# START OF Information supplied

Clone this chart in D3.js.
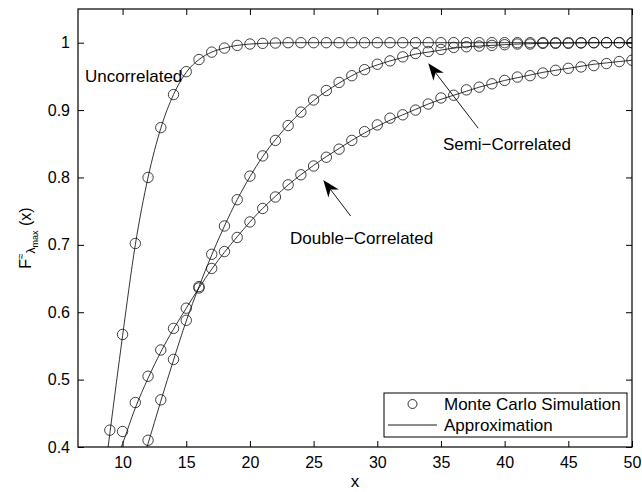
<!DOCTYPE html>
<html>
<head>
<meta charset="utf-8">
<script src="https://cdn.jsdelivr.net/npm/d3@7/dist/d3.min.js"></script>
<style>
  html, body { margin: 0; padding: 0; background: #fff; }
  svg { display: block; font-family: "Liberation Sans", Arial, Helvetica, sans-serif; }
</style>
</head>
<body>
<svg id="chart" width="642" height="492"></svg>
<script>
// Monte Carlo simulation points (x = 9..50)
const uncorrX = d3.range(9, 51);
const uncorrMC = [0.425, 0.567, 0.702, 0.800, 0.874, 0.923, 0.957, 0.975, 0.986, 0.992,
  0.996, 0.998, 0.999, 0.9995, 1, 1, 1, 1, 1, 1, 1, 1, 1, 1, 1, 1, 1, 1, 1, 1,
  1, 1, 1, 1, 1, 1, 1, 1, 1, 1, 1, 1];

const semiX = d3.range(12, 51);
const semiMC = [0.410, 0.470, 0.530, 0.588, 0.636, 0.686, 0.728, 0.767, 0.802, 0.832,
  0.855, 0.877, 0.897, 0.915, 0.929, 0.941, 0.951, 0.960, 0.968, 0.973,
  0.979, 0.984, 0.987, 0.990, 0.993, 0.994, 0.995, 0.996, 0.997, 0.998,
  0.998, 0.999, 0.999, 0.999, 0.9995, 1, 1, 1, 1];

const doubleX = d3.range(10, 51);
const doubleMC = [0.423, 0.466, 0.505, 0.544, 0.576, 0.606, 0.638, 0.665, 0.690, 0.711,
  0.734, 0.754, 0.771, 0.789, 0.804, 0.817, 0.830, 0.842, 0.855, 0.868,
  0.878, 0.888, 0.893, 0.900, 0.909, 0.918, 0.922, 0.930, 0.934, 0.939,
  0.944, 0.949, 0.951, 0.955, 0.959, 0.962, 0.964, 0.966, 0.969, 0.972, 0.974];

// Analytical approximation curves
const uncorrApproxX = d3.range(8, 51);
const uncorrApprox = [0.270, 0.420, 0.565, 0.700, 0.800, 0.873, 0.923, 0.956, 0.975, 0.986,
  0.992, 0.996, 0.998, 0.999, 0.9995, 1, 1, 1, 1, 1, 1, 1, 1, 1, 1, 1, 1, 1, 1, 1,
  1, 1, 1, 1, 1, 1, 1, 1, 1, 1, 1, 1, 1];

const semiApproxX = d3.range(11, 51);
const semiApprox = [0.345, 0.405, 0.468, 0.529, 0.587, 0.638, 0.685, 0.728, 0.767, 0.801,
  0.831, 0.856, 0.878, 0.897, 0.914, 0.928, 0.940, 0.951, 0.960, 0.967,
  0.973, 0.978, 0.983, 0.986, 0.989, 0.992, 0.994, 0.995, 0.996, 0.997,
  0.998, 0.9985, 0.999, 0.9993, 0.9995, 0.9997, 1, 1, 1, 1];

const doubleApproxX = d3.range(9, 51);
const doubleApprox = [0.358, 0.405, 0.458, 0.502, 0.541, 0.575, 0.606, 0.636, 0.664, 0.689,
  0.712, 0.734, 0.754, 0.772, 0.789, 0.804, 0.818, 0.831, 0.843, 0.855,
  0.866, 0.876, 0.885, 0.893, 0.901, 0.909, 0.916, 0.922, 0.928, 0.934,
  0.939, 0.944, 0.948, 0.952, 0.956, 0.959, 0.962, 0.965, 0.968, 0.970, 0.972, 0.974];

// Axis ticks
const xTicks = [10, 15, 20, 25, 30, 35, 40, 45, 50];
const yTicks = [0.4, 0.5, 0.6, 0.7, 0.8, 0.9, 1];

// Text annotations with arrows (data coordinates)
const labels = [
  { text: "Uncorrelated", x: 7.05, y: 0.9415 },
  { text: "Semi\u2212Correlated", x: 35.15, y: 0.8405 },
  { text: "Double\u2212Correlated", x: 23.15, y: 0.701 }
];
const arrows = [
  { from: [37.93, 0.873], to: [34.0, 0.9695] },
  { from: [27.91, 0.7428], to: [25.76, 0.7963] }
];

const legendItems = ["Monte Carlo Simulation", "Approximation"];

// Layout
const W = 642, H = 492;
const m = { left: 78, right: 632, top: 9, bottom: 447 };

const x = d3.scaleLinear().domain([6.5, 50]).range([m.left, m.right]);
const y = d3.scaleLinear().domain([0.4, 1.05]).range([m.bottom, m.top]);

const svg = d3.select("#chart");
svg.append("rect").attr("width", W).attr("height", H).attr("fill", "#fff");

svg.append("defs").append("clipPath").attr("id", "plotClip")
  .append("rect")
  .attr("x", m.left).attr("y", m.top)
  .attr("width", m.right - m.left).attr("height", m.bottom - m.top);

const plot = svg.append("g").attr("clip-path", "url(#plotClip)");

const line = d3.line()
  .x(d => x(d[0])).y(d => y(d[1]))
  .curve(d3.curveMonotoneX);

const approxSets = [
  d3.zip(uncorrApproxX, uncorrApprox),
  d3.zip(semiApproxX, semiApprox),
  d3.zip(doubleApproxX, doubleApprox)
];
approxSets.forEach(s => {
  plot.append("path").datum(s)
    .attr("d", line)
    .attr("fill", "none")
    .attr("stroke", "#111")
    .attr("stroke-width", 0.85);
});

const mcSets = [
  d3.zip(uncorrX, uncorrMC),
  d3.zip(semiX, semiMC),
  d3.zip(doubleX, doubleMC)
];
mcSets.forEach(s => {
  plot.append("g").selectAll("circle").data(s).join("circle")
    .attr("cx", d => x(d[0])).attr("cy", d => y(d[1]))
    .attr("r", 5.2)
    .attr("fill", "none")
    .attr("stroke", "#111")
    .attr("stroke-width", 0.8);
});

// Axes: ticks on all four sides, pointing inward
const tickLen = 6;
const axFont = 16;
const gx = svg.append("g").attr("transform", `translate(0,${m.bottom})`)
  .call(d3.axisBottom(x).tickValues(xTicks).tickSize(-tickLen).tickPadding(10).tickFormat(d3.format("d")));
const gxTop = svg.append("g").attr("transform", `translate(0,${m.top})`)
  .call(d3.axisTop(x).tickValues(xTicks).tickSize(-tickLen).tickFormat(""));
const gy = svg.append("g").attr("transform", `translate(${m.left},0)`)
  .call(d3.axisLeft(y).tickValues(yTicks).tickSize(-tickLen).tickPadding(8)
    .tickFormat(d => d === 1 ? "1" : d3.format(".1f")(d)));
const gyR = svg.append("g").attr("transform", `translate(${m.right},0)`)
  .call(d3.axisRight(y).tickValues(yTicks).tickSize(-tickLen).tickFormat(""));

[gx, gxTop, gy, gyR].forEach(g => {
  g.select(".domain").remove();
  g.selectAll(".tick line").attr("stroke", "#000").attr("stroke-width", 1);
  g.selectAll(".tick text").attr("fill", "#000").attr("font-size", axFont)
    .attr("font-family", "'Liberation Sans', Arial, sans-serif");
});

svg.append("rect")
  .attr("x", m.left).attr("y", m.top)
  .attr("width", m.right - m.left).attr("height", m.bottom - m.top)
  .attr("fill", "none").attr("stroke", "#000").attr("stroke-width", 1.2);

// Axis titles
svg.append("text")
  .attr("x", (m.left + m.right) / 2).attr("y", 487)
  .attr("text-anchor", "middle").attr("font-size", 17).text("x");

const yl = svg.append("text")
  .attr("transform", "translate(31,238) rotate(-90)")
  .attr("text-anchor", "middle").attr("font-size", 16);
yl.append("tspan").text("F");
yl.append("tspan").attr("font-size", 10).attr("dy", -7).text("\u2248");
yl.append("tspan").attr("font-size", 12).attr("dy", 11).text("\u03bb");
yl.append("tspan").attr("font-size", 9).attr("dy", 3).text("max");
yl.append("tspan").attr("dy", -7).text("\u00a0(x)");

// Curve labels
svg.append("g").selectAll("text").data(labels).join("text")
  .attr("x", d => x(d.x)).attr("y", d => y(d.y))
  .attr("font-size", 17).attr("fill", "#000")
  .text(d => d.text);

// Arrows with filled notched heads
arrows.forEach(a => {
  const x0 = x(a.from[0]), y0 = y(a.from[1]);
  const x1 = x(a.to[0]), y1 = y(a.to[1]);
  const ang = Math.atan2(y1 - y0, x1 - x0);
  const L = 17, hw = 6.5, notch = 12;
  const ux = Math.cos(ang), uy = Math.sin(ang);
  const px = -uy, py = ux;
  const bx = x1 - ux * L, by = y1 - uy * L;
  const nx = x1 - ux * notch, ny = y1 - uy * notch;
  svg.append("line")
    .attr("x1", x0).attr("y1", y0).attr("x2", nx).attr("y2", ny)
    .attr("stroke", "#000").attr("stroke-width", 0.9);
  svg.append("path")
    .attr("d", `M${x1},${y1}L${bx + px * hw},${by + py * hw}L${nx},${ny}L${bx - px * hw},${by - py * hw}Z`)
    .attr("fill", "#000");
});

// Legend
const lg = { x: 384, y: 393, w: 243, h: 44 };
const legend = svg.append("g");
legend.append("rect")
  .attr("x", lg.x).attr("y", lg.y).attr("width", lg.w).attr("height", lg.h)
  .attr("fill", "#fff").attr("stroke", "#000").attr("stroke-width", 1);
legend.append("circle")
  .attr("cx", 412.5).attr("cy", 404).attr("r", 4.5)
  .attr("fill", "none").attr("stroke", "#000").attr("stroke-width", 0.8);
legend.append("line")
  .attr("x1", 388).attr("x2", 437).attr("y1", 425).attr("y2", 425)
  .attr("stroke", "#000").attr("stroke-width", 0.9);
legend.selectAll("text.lgt").data(legendItems).join("text")
  .attr("class", "lgt")
  .attr("x", 444).attr("y", (d, i) => 410 + i * 21)
  .attr("font-size", 17).attr("fill", "#000")
  .text(d => d);
</script>
</body>
</html>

# END OF Information supplied

▶ [Directions]
Write out the lines from the start of the material to the line with "0.998, 0.999, 0.999, 0.999, 0.9995, 1, 1, 1, 1];", inclusive and exactly. Skip the pictures.

▶ [Correct output]
Clone this chart in D3.js.
<!DOCTYPE html>
<html>
<head>
<meta charset="utf-8">
<script src="https://cdn.jsdelivr.net/npm/d3@7/dist/d3.min.js"></script>
<style>
  html, body { margin: 0; padding: 0; background: #fff; }
  svg { display: block; font-family: "Liberation Sans", Arial, Helvetica, sans-serif; }
</style>
</head>
<body>
<svg id="chart" width="642" height="492"></svg>
<script>
// Monte Carlo simulation points (x = 9..50)
const uncorrX = d3.range(9, 51);
const uncorrMC = [0.425, 0.567, 0.702, 0.800, 0.874, 0.923, 0.957, 0.975, 0.986, 0.992,
  0.996, 0.998, 0.999, 0.9995, 1, 1, 1, 1, 1, 1, 1, 1, 1, 1, 1, 1, 1, 1, 1, 1,
  1, 1, 1, 1, 1, 1, 1, 1, 1, 1, 1, 1];

const semiX = d3.range(12, 51);
const semiMC = [0.410, 0.470, 0.530, 0.588, 0.636, 0.686, 0.728, 0.767, 0.802, 0.832,
  0.855, 0.877, 0.897, 0.915, 0.929, 0.941, 0.951, 0.960, 0.968, 0.973,
  0.979, 0.984, 0.987, 0.990, 0.993, 0.994, 0.995, 0.996, 0.997, 0.998,
  0.998, 0.999, 0.999, 0.999, 0.9995, 1, 1, 1, 1];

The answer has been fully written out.